Ms Ciairín de Buis, Director of Start Strong, said:
“While the ‘Growing Up in Ireland’ study offers many valuable insights into the lives of our nation’s children, we need to look at its findings in the context of international research in order to clearly see how best we can improve the lives of children in Ireland.
“Internationally, the research is unequivocal – early years care and education can have substantial positive impacts for young children – but only if it’s of high quality. Unfortunately, the ‘Growing Up in Ireland’ study does not measure the quality of childcare available across the country. Other evidence suggests that the quality of childcare in Ireland is very variable.
“While the impact of childcare on cognitive outcomes for children in Ireland appears to be limited at present, this very likely reflects the variable quality of childcare here, which is a legacy of many years of under-investment by successive governments.
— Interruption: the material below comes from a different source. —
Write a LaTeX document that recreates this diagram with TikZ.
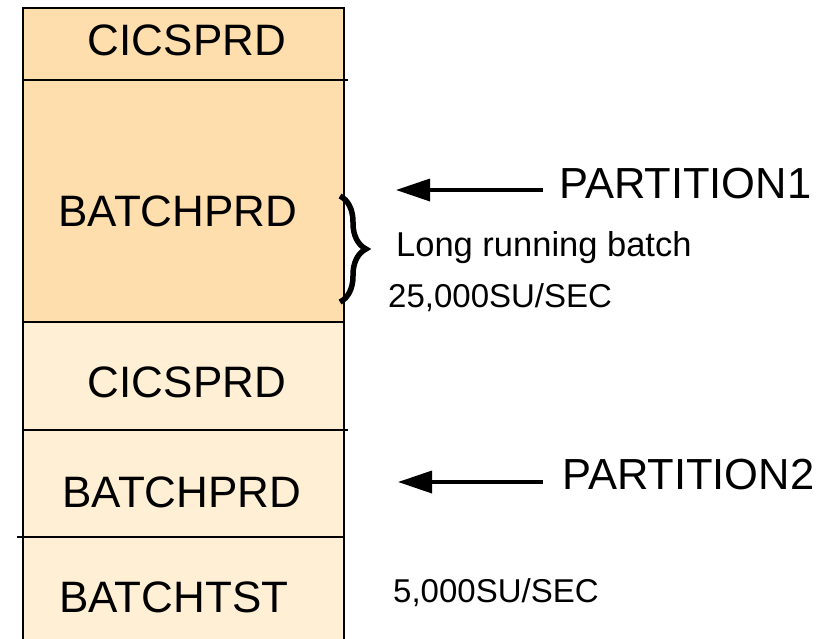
\documentclass[tikz,border=0pt]{standalone}
\usepackage{fontspec}
\setmainfont{Liberation Sans}
\usetikzlibrary{arrows.meta}
\usetikzlibrary{decorations.pathreplacing}
\usetikzlibrary{positioning}
\tikzset{sect/.style = {line width = 2, line cap = rect}}
\tikzset{lbl/.style = {inner sep = 0, font = \fontsize{44}{50}\selectfont}}
\tikzset{plbl/.style = {inner sep = 0, anchor = base west, font = \fontsize{43.5}{50}\selectfont}}
\tikzset{slbl/.style = {inner sep = 0, anchor = base west, font = \fontsize{33}{38}\selectfont}}
\tikzset{parrow/.style = {line width = 3.5, -{Triangle[length = 34, width = 22]}}}
\definecolor{mpeach}{RGB}{255, 222, 173}
\definecolor{mcream}{RGB}{255, 239, 213}

\begin{document}
\begin{tikzpicture}[x = 1pt, y = -1pt]
      \useasboundingbox (0, 0) rectangle (836, 638);

      \begin{scope}
        \clip (0, 0) rectangle (836, 638);
        \fill [mpeach] (23, 8) rectangle (344, 322);
        \fill [mcream] (23, 322) rectangle (344, 660);
        \draw [sect] (23, 660) -- (23, 8) -- (344, 8) -- (344, 660);
        \draw [sect] (23, 80) -- (347, 80);
        \draw [sect] (23, 322) -- (344, 322);
        \draw [sect] (23, 430) -- (347, 430);
        \draw [sect] (18, 537) -- (342, 537);
      \end{scope}

      \node [lbl] (cics1) at (187, 40) {CICSPRD};
      \node [lbl] (batch1) at (178, 211) {BATCHPRD};
      \node [lbl] (cics2) at (187, 382) {CICSPRD};
      \node [lbl] (batch2) at (182, 492) {BATCHPRD};
      \node [lbl] (test) at (174, 597) {BATCHTST};

      \draw [line width = 5.5, decorate, decoration = {brace, amplitude = 26}] (340, 196) -- (340, 302);

      \node [plbl] (part1) at (559, 198) {PARTITION1};
      \node [plbl] (part2) at (562, 489) {PARTITION2};
      \node [slbl] (long) at (396, 256) {\fontsize{34.5}{40}\selectfont Long running batch};
      \node [slbl] (rate1) at (388, 307) {25,000SU/SEC};
      \node [slbl] (rate2) at (393, 602) {5,000SU/SEC};

      \coordinate (tail1) at (543, 190);
      \coordinate (tip1) at (396, 190);
      \coordinate (tail2) at (543, 482);
      \coordinate (tip2) at (398, 482);
      \draw [parrow] (tail1) -- (tip1);
      \draw [parrow] (tail2) -- (tip2);
\end{tikzpicture}
\end{document}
“The Growing Up in Ireland study also shows that access to early years care and education has been helped significantly by the introduction of the Free Pre School Year (FPSY), but the study is not an evaluation of the FPSY.“
Ms de Buis added:
“This latest report shows that future Governments must take seriously the need for auditing, and investing in, quality in early years care and education. Linking public funding to standards of care, withdrawing funding when these standards are not met, and investing in the professionalisation of the early years workforce are all areas that must be addressed.”
About the report:
- ‘Growing Up in Ireland’ is a Government-funded study of children being carried out jointly by the ESRI and Trinity College Dublin. The study takes place over seven years and follows the progress of two groups of children: 8,000 9-year-olds and 10,000 9-month-olds.
- The main aim of the study is to paint a full picture of children in Ireland and how they are developing in the current social, economic and cultural environment. This information will be used to assist in policy formation and in the provision of services which will ensure all children will have the best possible start in life.
- After the initial phase included visits when the groups were 13 and 3 & 5 respectively, earlier this year the Minister for Children and Youth Affairs announced a second phase of ‘Growing Up in Ireland’ that will include further visits to the Child Cohort at 17 and 20 years; and a postal questionnaire to the Infant Cohort at age 7 years with a further interview when they are 9 years old.